Zmniejszenie wydobycia i ograniczenie intensywności eksploatacji złóż węgla w kopalniach "Ziemowit" i "Piast" w województwie śląskim, ma zapobiec częstym wstrząsom w Bieruniu, Imielinie i okolicznych miejscowościach. Do odczuwalnych na powierzchni tąpnięć dochodzi średnio dwa razy dziennie.

Nad zapewnieniem bezpieczeństwa górnikom i mieszkańcom Bierunia, Imielina i okolic debatowała dziś powołana w trybie nadzwyczajnymspecjalna komisja przy Wyższym Urzędzie Górniczym w Katowicach. Zapadły już pierwsze decyzje. Zapowiedziano zmniejszenie wydobycia i intensywności eksploatacji węgla.

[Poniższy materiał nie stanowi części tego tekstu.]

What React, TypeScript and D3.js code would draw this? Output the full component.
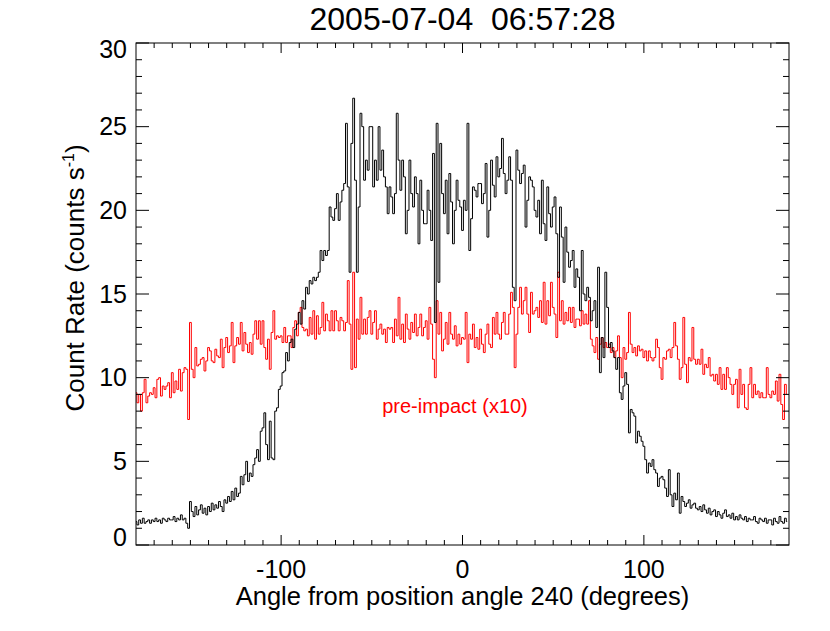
import React from "react";
import * as d3 from "d3";

// Bin centres: integer degrees from -180 to 179 (1-degree bins)
const angleStart = -180;

// Count rate (counts s^-1), one value per degree from -180 to 179
const countRate: number[] = [
  // -180..-171
  1.4, 1.2, 1.5, 1.3, 1.6, 1.3, 1.4, 1.5, 1.3, 1.5,
  // -170..-161
  1.4, 1.6, 1.4, 1.5, 1.3, 1.6, 1.5, 1.4, 1.6, 1.5,
  // -160..-151
  1.5, 1.7, 1.4, 1.6, 1.5, 1.8, 1.5, 1.6, 1.3, 1.0,
  // -150..-141
  2.6, 2.0, 1.7, 2.3, 1.8, 2.1, 2.4, 1.9, 2.2, 1.8,
  // -140..-131
  2.3, 2.0, 2.5, 2.1, 2.4, 2.2, 2.6, 2.3, 2.0, 2.7,
  // -130..-121
  2.5, 2.9, 2.6, 3.2, 2.7, 3.4, 2.9, 3.1, 4.1, 3.6,
  // -120..-111
  4.2, 5.0, 3.8, 4.3, 4.1, 4.8, 5.2, 5.7, 5.0, 6.8,
  // -110..-101
  7.0, 7.9, 6.0, 5.1, 7.4, 5.2, 5.1, 8.0, 8.2, 9.3,
  // -100..-91
  9.5, 10.3, 10.4, 11.5, 11.0, 12.1, 12.3, 11.8, 12.9, 13.2,
  // -90..-81
  13.9, 13.2, 14.6, 14.1, 15.4, 15.0, 15.8, 15.6, 16.0, 15.8,
  // -80..-71
  16.0, 16.3, 17.6, 17.0, 17.6, 17.3, 17.6, 20.2, 19.6, 19.4,
  // -70..-61
  20.1, 21.0, 19.4, 20.5, 21.2, 21.6, 25.2, 21.4, 16.3, 24.0,
  // -60..-51
  26.7, 21.8, 16.3, 20.2, 25.8, 25.0, 21.8, 23.0, 22.4, 25.0,
  // -50..-41
  25.0, 21.4, 23.0, 21.8, 25.0, 22.4, 23.6, 22.0, 21.4, 19.8,
  // -40..-31
  21.4, 20.8, 19.8, 21.0, 25.8, 23.0, 21.2, 23.0, 22.0, 18.6,
  // -30..-21
  20.0, 23.0, 21.0, 20.2, 22.0, 21.0, 18.0, 21.8, 20.0, 19.2,
  // -20..-11
  19.2, 21.2, 20.0, 18.2, 23.4, 13.3, 25.2, 15.7, 24.0, 21.0,
  // -10..-1
  19.8, 21.8, 18.6, 22.2, 20.5, 18.0, 20.0, 21.8, 20.6, 20.2,
  // 0..9
  18.8, 20.6, 20.0, 25.2, 17.6, 19.5, 21.4, 21.2, 20.8, 21.6,
  // 10..19
  21.6, 20.4, 21.0, 22.8, 18.4, 20.0, 23.0, 21.5, 20.8, 23.2,
  // 20..29
  22.0, 22.5, 24.3, 22.2, 21.0, 21.8, 23.2, 21.8, 15.4, 14.6,
  // 30..39
  23.6, 22.4, 21.6, 22.2, 22.7, 19.0, 20.6, 22.0, 21.8, 21.4,
  // 40..49
  20.0, 19.6, 20.6, 18.6, 21.8, 19.2, 18.2, 21.4, 19.8, 19.0,
  // 50..59
  20.2, 20.8, 18.6, 16.0, 20.2, 18.4, 15.7, 19.0, 17.5, 16.6,
  // 60..69
  17.0, 17.6, 15.4, 16.5, 16.0, 14.0, 17.6, 15.0, 14.6, 15.4,
  // 70..79
  14.8, 13.4, 14.0, 14.6, 13.0, 16.6, 10.3, 12.4, 11.2, 16.3,
  // 80..89
  14.2, 11.8, 12.1, 11.6, 11.2, 10.5, 11.2, 9.1, 8.7, 9.5,
  // 90..99
  10.3, 9.6, 6.7, 8.1, 7.9, 7.7, 6.1, 6.8, 6.5, 6.2,
  // 100..109
  5.9, 5.1, 4.3, 4.9, 4.7, 5.1, 4.5, 4.3, 3.5, 4.0,
  // 110..119
  4.1, 3.9, 3.4, 2.9, 4.5, 3.0, 2.3, 3.1, 2.7, 4.3,
  // 120..129
  1.9, 2.9, 2.6, 2.3, 2.5, 2.7, 2.2, 2.4, 2.5, 2.2,
  // 130..139
  2.1, 2.3, 2.0, 2.4, 2.1, 1.9, 2.2, 1.8, 2.0, 2.1,
  // 140..149
  1.7, 2.0, 1.8, 1.6, 1.9, 2.1, 1.7, 1.8, 1.6, 1.9,
  // 150..159
  1.5, 1.7, 1.5, 1.8, 1.6, 1.5, 1.7, 1.4, 1.6, 1.5,
  // 160..169
  1.5, 1.7, 1.4, 1.3, 1.6, 1.5, 1.4, 1.6, 1.3, 1.5,
  // 170..179
  1.5, 1.2, 1.6, 1.4, 1.3, 1.7, 1.4, 1.3, 1.6, 1.4,
];

// Pre-impact count rate multiplied by 10, one value per degree from -180 to 179
const preImpactX10: number[] = [
  // -180..-171
  9.1, 8.5, 9.0, 8.0, 9.1, 9.9, 8.5, 8.9, 9.1, 9.0,
  // -170..-161
  9.4, 8.8, 9.9, 10.0, 8.9, 9.5, 9.3, 9.5, 9.7, 8.8,
  // -160..-151
  10.3, 9.1, 9.8, 9.3, 10.5, 9.2, 10.3, 10.6, 10.5, 7.5,
  // -150..-141
  13.3, 10.5, 10.0, 11.8, 10.7, 10.8, 11.1, 11.2, 10.4, 11.0,
  // -140..-131
  11.8, 11.6, 11.0, 10.9, 11.7, 11.3, 11.2, 12.3, 10.6, 11.8,
  // -130..-121
  12.4, 11.5, 11.9, 13.3, 10.9, 11.9, 12.4, 12.0, 13.3, 11.6,
  // -120..-111
  12.7, 12.0, 11.5, 12.1, 11.4, 12.6, 13.4, 12.3, 13.4, 12.0,
  // -110..-101
  13.4, 11.8, 11.1, 12.3, 10.5, 12.7, 14.0, 12.3, 12.5, 12.4,
  // -100..-91
  12.5, 12.1, 13.0, 12.1, 12.5, 12.5, 11.8, 13.0, 13.4, 12.5,
  // -90..-81
  13.9, 14.2, 13.0, 12.8, 12.9, 12.5, 13.6, 12.6, 14.0, 12.3,
  // -80..-71
  13.7, 12.6, 13.0, 14.5, 12.8, 13.8, 13.4, 12.8, 14.0, 12.8,
  // -70..-61
  14.0, 13.4, 12.8, 13.6, 13.4, 12.8, 13.3, 15.8, 13.2, 10.5,
  // -60..-51
  16.3, 10.6, 13.5, 12.3, 14.8, 12.6, 13.5, 12.6, 13.6, 14.0,
  // -50..-41
  12.6, 13.3, 14.0, 12.3, 12.9, 13.2, 12.6, 12.9, 12.1, 13.0,
  // -40..-31
  12.9, 13.0, 12.1, 13.5, 12.5, 14.8, 12.3, 13.2, 12.1, 13.8,
  // -30..-21
  12.9, 12.3, 13.3, 12.7, 13.8, 12.5, 13.0, 13.8, 12.5, 13.0,
  // -20..-11
  13.4, 12.3, 14.2, 13.2, 11.1, 10.0, 14.6, 12.6, 13.9, 11.6,
  // -10..-1
  12.3, 13.3, 12.0, 13.9, 12.6, 12.3, 13.1, 11.9, 12.6, 12.0,
  // 0..9
  12.4, 12.3, 13.9, 10.9, 12.6, 12.3, 13.2, 11.8, 12.4, 11.7,
  // 10..19
  12.9, 12.0, 11.5, 12.6, 13.2, 12.0, 11.8, 13.6, 12.6, 13.9,
  // 20..29
  12.6, 12.3, 13.3, 13.9, 12.6, 12.6, 13.8, 15.1, 14.2, 10.6,
  // 30..39
  12.6, 14.2, 15.4, 13.8, 14.6, 15.4, 13.8, 12.7, 15.1, 13.8,
  // 40..49
  14.0, 14.2, 13.6, 14.6, 13.3, 15.7, 13.2, 14.6, 13.7, 15.7,
  // 50..59
  14.2, 13.8, 12.4, 16.3, 13.4, 14.6, 13.2, 13.9, 13.4, 14.2,
  // 60..69
  13.3, 14.2, 13.0, 13.5, 13.5, 13.1, 14.0, 13.2, 13.8, 13.2,
  // 70..79
  14.6, 12.3, 11.9, 11.5, 12.4, 11.1, 12.0, 12.4, 11.8, 12.1,
  // 80..89
  11.8, 12.0, 11.5, 11.8, 11.2, 11.6, 12.5, 11.2, 10.0, 11.8,
  // 90..99
  11.1, 11.5, 13.9, 12.0, 11.5, 11.8, 11.3, 11.9, 11.6, 11.7,
  // 100..109
  11.2, 11.6, 11.0, 11.6, 11.2, 11.0, 11.2, 12.3, 11.8, 10.6,
  // 110..119
  9.9, 11.2, 11.1, 11.6, 11.7, 11.2, 11.8, 13.3, 11.9, 11.1,
  // 120..129
  9.9, 10.6, 13.6, 10.8, 9.7, 11.2, 11.0, 13.0, 11.1, 10.8,
  // 130..139
  11.1, 10.8, 11.7, 10.2, 10.8, 10.6, 11.2, 10.1, 10.2, 9.8,
  // 140..149
  10.2, 9.6, 10.6, 9.3, 10.2, 9.3, 10.6, 10.0, 9.6, 9.0,
  // 150..159
  9.6, 9.9, 8.2, 10.5, 9.0, 9.6, 8.2, 8.1, 9.6, 10.6,
  // 160..169
  8.8, 9.6, 9.0, 9.2, 8.8, 9.1, 8.8, 8.8, 10.6, 9.0,
  // 170..179
  8.8, 9.2, 9.0, 9.8, 8.6, 10.2, 8.4, 7.5, 9.6, 9.0,
];

const xTickValues = [-100, 0, 100];
const yTickValues = [0, 5, 10, 15, 20, 25, 30];
const titleText = "2005-07-04  06:57:28";
const xLabelText = "Angle from position angle 240 (degrees)";
const annotationText = "pre-impact (x10)";

const W = 830;
const H = 631;
const M = { left: 136, right: 41, top: 43, bottom: 86 };
const FONT = "'Liberation Sans', Arial, Helvetica, sans-serif";

export default function App() {
  const x = d3.scaleLinear().domain([-180, 180]).range([M.left, W - M.right]);
  const y = d3.scaleLinear().domain([0, 30]).range([H - M.bottom, M.top]);
  const x0 = M.left, x1 = W - M.right, y0 = H - M.bottom, y1 = M.top;

  const line = d3
    .line<number>()
    .x((_, i) => x(angleStart + i))
    .y((v) => y(v))
    .curve(d3.curveStep);

  const xMinor = d3.range(-170, 180, 10);
  const yMinor = d3.range(0, 31, 1);

  const yLabelY = (v: number) => Math.min(Math.max(y(v), 49), 537);

  return (
    <svg width={W} height={H} style={{ display: "block", position: "absolute", left: 0, top: 0 }}>
      <rect width={W} height={H} fill="#fff" />
      <defs>
        <clipPath id="plotclip">
          <rect x={x0} y={y1} width={x1 - x0} height={y0 - y1} />
        </clipPath>
      </defs>
      <text x={(x0 + x1) / 2} y={30} textAnchor="middle" fontFamily={FONT} fontSize={32} fill="#000" style={{ whiteSpace: "pre" }}>
        {titleText}
      </text>
      <g clipPath="url(#plotclip)" fill="none" strokeWidth={1}>
        <path d={line(preImpactX10) || ""} stroke="#ff0000" />
        <path d={line(countRate) || ""} stroke="#000" />
      </g>
      {/* frame */}
      <rect x={x0} y={y1} width={x1 - x0} height={y0 - y1} fill="none" stroke="#000" strokeWidth={1} />
      {/* ticks on all four sides */}
      <g stroke="#000" strokeWidth={1}>
        {xMinor.map((v) => {
          const major = xTickValues.includes(v);
          const len = major ? 10 : 5;
          return (
            <g key={"xt" + v}>
              <line x1={x(v)} x2={x(v)} y1={y0} y2={y0 - len} />
              <line x1={x(v)} x2={x(v)} y1={y1} y2={y1 + len} />
            </g>
          );
        })}
        {yMinor.map((v) => {
          const major = yTickValues.includes(v);
          const len = major ? 13 : 6;
          return (
            <g key={"yt" + v}>
              <line x1={x0} x2={x0 + len} y1={y(v)} y2={y(v)} />
              <line x1={x1} x2={x1 - len} y1={y(v)} y2={y(v)} />
            </g>
          );
        })}
      </g>
      {xTickValues.map((v) => (
        <text key={"xl" + v} x={x(v)} y={578} textAnchor="middle" fontFamily={FONT} fontSize={25} fill="#000">
          {v}
        </text>
      ))}
      {yTickValues.map((v) => (
        <text key={"yl" + v} x={127} y={yLabelY(v)} dy="0.35em" textAnchor="end" fontFamily={FONT} fontSize={25} fill="#000">
          {v}
        </text>
      ))}
      <text x={(x0 + x1) / 2} y={605} textAnchor="middle" fontFamily={FONT} fontSize={25.5} fill="#000">
        {xLabelText}
      </text>
      <text transform={`translate(84, 278) rotate(-90)`} textAnchor="middle" fontFamily={FONT} fontSize={26} fill="#000">
        Count Rate (counts s<tspan dy={-10} fontSize={16}>-1</tspan><tspan dy={10}>)</tspan>
      </text>
      <text x={455} y={413} textAnchor="middle" fontFamily={FONT} fontSize={20} fill="#ff0000">
        {annotationText}
      </text>
    </svg>
  );
}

Kompania Węglowa, w której skład wchodzą kopalnie "Ziemowit" i "Piast", mają także przeprowadzić inwentaryzację budynków w narażonych miejscowościach pod kątem odporności na wstrząsy. Jeśli pojawią się jakieś braki, są zobowiązani by je usunąć. Poprawiony ma zostać także system monitoringu wstrząsów.

Aktywność sejsmologiczna w tym rejonie jest największa od wielu lat. Powodem jest eksploatacja węgla oraz zaburzenia tektoniczne.